Over the last three years, POCL’s revenue doubled faster than your cousin’s excuses for not repaying your loan. PAT grew from ₹18 Cr in FY23 to ₹37 Cr in FY25. Operating margins have crept from a pathetic 1–2% in FY20 to around 5% now. Nothing heroic, but in commodity land, even 5% looks like Shah Rukh Khan in DDLJ running across mustard fields.
And here’s the spicy masala: they recently got London Metal Exchange (LME) listing for POEL Lead, bagged a 15,000 MT supply contract, and raised ₹69 Cr via preferential issue while diluting promoter stake from 45% to 40%. Translation: promoters said, “Hum bhi paisa laaye… public bhi paisa dale… aur sab milke expansion kare.”
Question for you: Would you trust a promoter who reduces his own holding right before going global? Or do you see this as “skin in the game, but half moisturiser missing”?

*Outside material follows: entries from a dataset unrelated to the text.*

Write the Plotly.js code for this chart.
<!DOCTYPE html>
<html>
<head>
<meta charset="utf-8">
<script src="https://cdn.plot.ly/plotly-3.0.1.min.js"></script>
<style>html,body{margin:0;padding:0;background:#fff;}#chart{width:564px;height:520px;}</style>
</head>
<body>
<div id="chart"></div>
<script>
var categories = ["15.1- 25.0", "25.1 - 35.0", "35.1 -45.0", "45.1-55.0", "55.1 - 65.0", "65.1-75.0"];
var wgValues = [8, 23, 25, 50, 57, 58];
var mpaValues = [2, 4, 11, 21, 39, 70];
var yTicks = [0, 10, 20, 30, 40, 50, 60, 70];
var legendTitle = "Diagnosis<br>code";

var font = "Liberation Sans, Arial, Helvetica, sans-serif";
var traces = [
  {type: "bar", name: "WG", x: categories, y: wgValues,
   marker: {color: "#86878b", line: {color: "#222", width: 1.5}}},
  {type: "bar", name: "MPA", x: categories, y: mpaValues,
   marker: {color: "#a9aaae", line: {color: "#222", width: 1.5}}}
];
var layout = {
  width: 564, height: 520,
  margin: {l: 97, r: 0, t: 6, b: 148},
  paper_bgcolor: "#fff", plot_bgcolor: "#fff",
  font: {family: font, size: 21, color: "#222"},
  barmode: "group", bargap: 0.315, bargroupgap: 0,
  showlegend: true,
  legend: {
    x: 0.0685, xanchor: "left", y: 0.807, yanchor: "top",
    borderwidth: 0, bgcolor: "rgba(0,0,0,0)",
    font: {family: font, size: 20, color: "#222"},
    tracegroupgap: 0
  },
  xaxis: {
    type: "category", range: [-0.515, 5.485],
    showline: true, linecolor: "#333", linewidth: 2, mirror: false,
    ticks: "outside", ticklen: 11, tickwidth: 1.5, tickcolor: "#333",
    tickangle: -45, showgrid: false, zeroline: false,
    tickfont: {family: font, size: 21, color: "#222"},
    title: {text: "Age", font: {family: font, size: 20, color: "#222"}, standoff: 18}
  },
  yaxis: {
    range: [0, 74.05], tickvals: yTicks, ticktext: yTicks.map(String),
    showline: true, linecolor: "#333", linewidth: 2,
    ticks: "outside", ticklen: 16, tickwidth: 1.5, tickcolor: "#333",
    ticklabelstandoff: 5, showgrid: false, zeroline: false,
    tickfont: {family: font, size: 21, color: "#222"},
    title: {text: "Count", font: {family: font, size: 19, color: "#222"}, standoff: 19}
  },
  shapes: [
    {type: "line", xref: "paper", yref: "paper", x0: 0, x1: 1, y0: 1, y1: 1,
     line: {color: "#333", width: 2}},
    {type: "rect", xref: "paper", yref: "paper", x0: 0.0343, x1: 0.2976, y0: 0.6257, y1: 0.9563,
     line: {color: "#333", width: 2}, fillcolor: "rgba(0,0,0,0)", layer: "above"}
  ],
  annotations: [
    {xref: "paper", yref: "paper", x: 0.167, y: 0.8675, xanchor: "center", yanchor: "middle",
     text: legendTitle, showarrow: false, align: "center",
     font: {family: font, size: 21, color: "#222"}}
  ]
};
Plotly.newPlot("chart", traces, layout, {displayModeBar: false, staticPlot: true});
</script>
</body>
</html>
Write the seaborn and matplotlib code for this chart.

3. Business Model – WTF Do They Even Do?
Detective hat on. POCL’s “business model” is basically a science project with dollar signs:
Metals (65%) – The macho segment. Lead smelting, refining, alloying, and zinc refining. End-use? Cables, ammo, X-Ray shields, and batteries. It grew 163% between FY22 and FY24. Basically, if India goes to war or just buys more cars, POCL wins.
Metallic Oxides (29%) – Fancy name for zinc oxides & lead oxides. End-use? Cosmetics, supplements, rubbers, and, you guessed it — batteries again. Growth: 105% over 2 years. If Exide coughs, POCL sneezes.
Plastic Additives (6%) – PVC stabilisers, footwear, cable insulations. Once 12% of sales in FY22, now shrunk to 6%. Basically the forgotten middle child of the family business.
Their factories? Four units spread across Puducherry, Thiruvallur, and Maraimalai Nagar. Capacity? 67,240 MT, with a new smelting unit adding another 11,000 MT. And yes, they switched to LPG from diesel — not for health reasons, but because fuel cost savings > employee bonuses.
The trick is simple: POCL doesn’t invent anything revolutionary. It just makes inputs for industries that cannot stop consuming. Tyre makers, battery giants, cable guys — POCL is their “back-end wala dost” who never gets invited to the party but supplies the booze.